An Alternative Way to Transition Squats from Novice LP to Early Intermediate
The standard progression using the Starting Strength framework to categorize Novice, Intermediate, and Advanced lifters is to start with a squat PR every workout, three days a week. This is done for most of the Novice Linear Progression. Towards the end, you take a lighter day mid-week, but still PR on the two bookend days. When that process runs itself out, you’re now an early Intermediate and you move to a program that produces a PR once a week.
This progression works well for many, probably even most. But if you're feeling ground to dust from squats at the end of the Novice LP, try moving to a 1.5 week squat PR cycle instead of one week:
Mon 1 - heavy volume
Fri 1- light volume
Mon 2- intensity PR
Repeat:
Fri 2 - heavy volume
Mon 3 - light volume
Fri 3 - intensity PR
This progression produces two PRs in 3 weeks, instead of one every week, but is still within the scope of the relatively rapid and predictable progress that characterizes the early intermediate stage.
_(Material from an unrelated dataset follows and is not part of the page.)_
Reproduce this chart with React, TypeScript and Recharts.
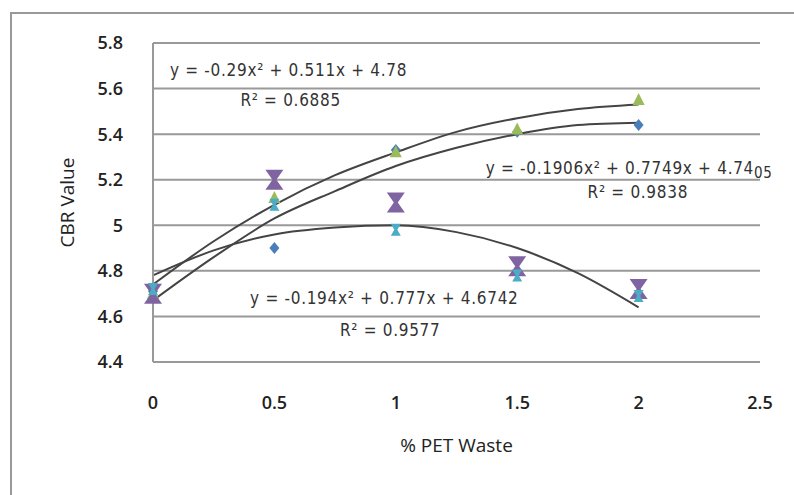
import React from 'react';
import { ComposedChart, Scatter, Line, XAxis, YAxis, CartesianGrid, ReferenceDot } from 'recharts';

// % PET waste
const xVals = [0, 0.5, 1, 1.5, 2];
// CBR values per series
const blueY = [4.71, 4.9, 5.33, 5.41, 5.44];
const greenY = [4.7, 5.12, 5.32, 5.42, 5.55];
const purpleY = [4.7, 5.2, 5.1, 4.82, 4.72];
const cyanY = [4.72, 5.09, 4.98, 4.78, 4.69];

// trendline values
const trendX = [0, 0.25, 0.5, 0.75, 1, 1.25, 1.5, 1.75, 2];
const upperTrend = [4.74, 4.93, 5.09, 5.22, 5.32, 5.41, 5.47, 5.51, 5.53];
const middleTrend = [4.67, 4.86, 5.03, 5.15, 5.26, 5.34, 5.4, 5.44, 5.45];
const lowerTrend = [4.78, 4.89, 4.96, 4.99, 5.0, 4.97, 4.9, 4.79, 4.64];

const xTicks = [0, 0.5, 1, 1.5, 2, 2.5];
const yTicks = [4.4, 4.6, 4.8, 5, 5.2, 5.4, 5.6, 5.8];

const annotations = [
  { x: 0.07, y: 5.68, text: 'y = -0.29x²  + 0.511x + 4.78' },
  { x: 0.36, y: 5.55, text: 'R² = 0.6885' },
  { x: 1.37, y: 5.25, text: 'y = -0.1906x²  + 0.7749x  + 4.74', tail: '05' },
  { x: 1.79, y: 5.145, text: 'R² = 0.9838' },
  { x: 0.4, y: 4.68, text: 'y = -0.194x²  + 0.777x + 4.6742' },
  { x: 0.77, y: 4.54, text: 'R² = 0.9577' },
];

const toPoints = (xs: number[], ys: number[]) => xs.map((x, i) => ({ x, y: ys[i] }));

const Diamond = ({ cx, cy }: any) => (
  <polygon points={`${cx},${cy - 6} ${cx + 5},${cy} ${cx},${cy + 6} ${cx - 5},${cy}`} fill="#4A7EBB" />
);
const Triangle = ({ cx, cy }: any) => (
  <polygon points={`${cx},${cy - 7} ${cx + 6},${cy + 5} ${cx - 6},${cy + 5}`} fill="#9BBB59" />
);
const Hourglass = ({ cx, cy }: any) => (
  <polygon
    points={`${cx - 9},${cy - 10} ${cx + 9},${cy - 10} ${cx + 2},${cy} ${cx + 9},${cy + 10} ${cx - 9},${cy + 10} ${cx - 2},${cy}`}
    fill="#8064A2"
  />
);
const Cross = ({ cx, cy }: any) => (
  <polygon
    points={`${cx - 5},${cy - 6} ${cx + 5},${cy - 6} ${cx + 1.5},${cy} ${cx + 5},${cy + 6} ${cx - 5},${cy + 6} ${cx - 1.5},${cy}`}
    fill="#4BACC6"
  />
);

const EqLabel = ({ viewBox, text, tail }: any) => (
  <text
    x={viewBox.x}
    y={viewBox.y}
    dy={6}
    fill="#333"
    fontSize={17}
    letterSpacing={0.7}
    fontFamily="'Liberation Sans Narrow', 'DejaVu Sans Condensed', sans-serif"
  >
    {text}
    {tail && <tspan dy={4} fontSize={15}>{tail}</tspan>}
  </text>
);

const fontFam = "'Open Sans', 'Noto Sans', sans-serif";
const tickStyle = { fontSize: 18, fill: '#222', fontFamily: fontFam, fontWeight: 600 };

export default function App() {
  return (
    <div style={{ position: 'absolute', left: 0, top: 0, width: 794, height: 495, background: '#fff', overflow: 'hidden' }}>
      <div
        style={{ position: 'absolute', left: 10, top: 12, width: 820, height: 520, border: '2px solid #999', boxSizing: 'border-box' }}
      />
      <div style={{ position: 'absolute', left: 0, top: 0 }}>
        <ComposedChart width={794} height={495} margin={{ top: 43, right: 34, left: 83, bottom: 43 }}>
          <CartesianGrid horizontal vertical={false} stroke="#999" strokeWidth={2} />
          <XAxis
            dataKey="x"
            type="number"
            domain={[0, 2.5]}
            ticks={xTicks}
            axisLine={false}
            tickLine={false}
            tickMargin={28}
            height={90}
            tick={tickStyle}
            label={{ value: '% PET Waste', position: 'insideBottom', offset: 0, fontSize: 19, fill: '#222', fontFamily: fontFam }}
          />
          <YAxis
            dataKey="y"
            type="number"
            domain={[4.4, 5.8]}
            ticks={yTicks}
            width={70}
            axisLine={{ stroke: '#999', strokeWidth: 2 }}
            tickLine={false}
            tickMargin={24}
            tick={tickStyle}
            label={{ value: 'CBR Value', angle: -90, position: 'insideLeft', offset: -16, fontSize: 19, fill: '#222', fontFamily: fontFam, style: { textAnchor: 'middle' } }}
          />
          <Line data={toPoints(trendX, upperTrend)} dataKey="y" type="monotone" stroke="#444" strokeWidth={2} dot={false} isAnimationActive={false} />
          <Line data={toPoints(trendX, middleTrend)} dataKey="y" type="monotone" stroke="#444" strokeWidth={2} dot={false} isAnimationActive={false} />
          <Line data={toPoints(trendX, lowerTrend)} dataKey="y" type="monotone" stroke="#444" strokeWidth={2} dot={false} isAnimationActive={false} />
          <Scatter data={toPoints(xVals, blueY)} shape={<Diamond />} isAnimationActive={false} />
          <Scatter data={toPoints(xVals, greenY)} shape={<Triangle />} isAnimationActive={false} />
          <Scatter data={toPoints(xVals, purpleY)} shape={<Hourglass />} isAnimationActive={false} />
          <Scatter data={toPoints(xVals, cyanY)} shape={<Cross />} isAnimationActive={false} />
          {annotations.map((a, i) => (
            <ReferenceDot key={i} x={a.x} y={a.y} r={0} stroke="none" fill="none" label={<EqLabel text={a.text} tail={a.tail} />} />
          ))}
        </ComposedChart>
      </div>
    </div>
  );
}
Using this framework, I like to start "heavy volume" (after a light week and a ramping week or two to recover and ramp back up from LP), at 3x5 with about 88-90% of your best 5RM on LP, and "light volume" at another 10-15% offset from that.
Intensity work here is usually a short run of PR triples, followed by longer runs of PR doubles then PR singles to finish the first cycle, but this can vary quite a bit so don’t set that in stone, rather go with the flow of how training goes.
While moving from 3 (early LP) to 2 (late LP) to 1 (early intermediate) weekly squat PRs is the normal way, it's not like your body understands a weekly calendar. If you pushed your LP really hard and you have a busy life with work, family, etc…then spreading the stress out a little bit more could work better for you than trying to jam it all into one week.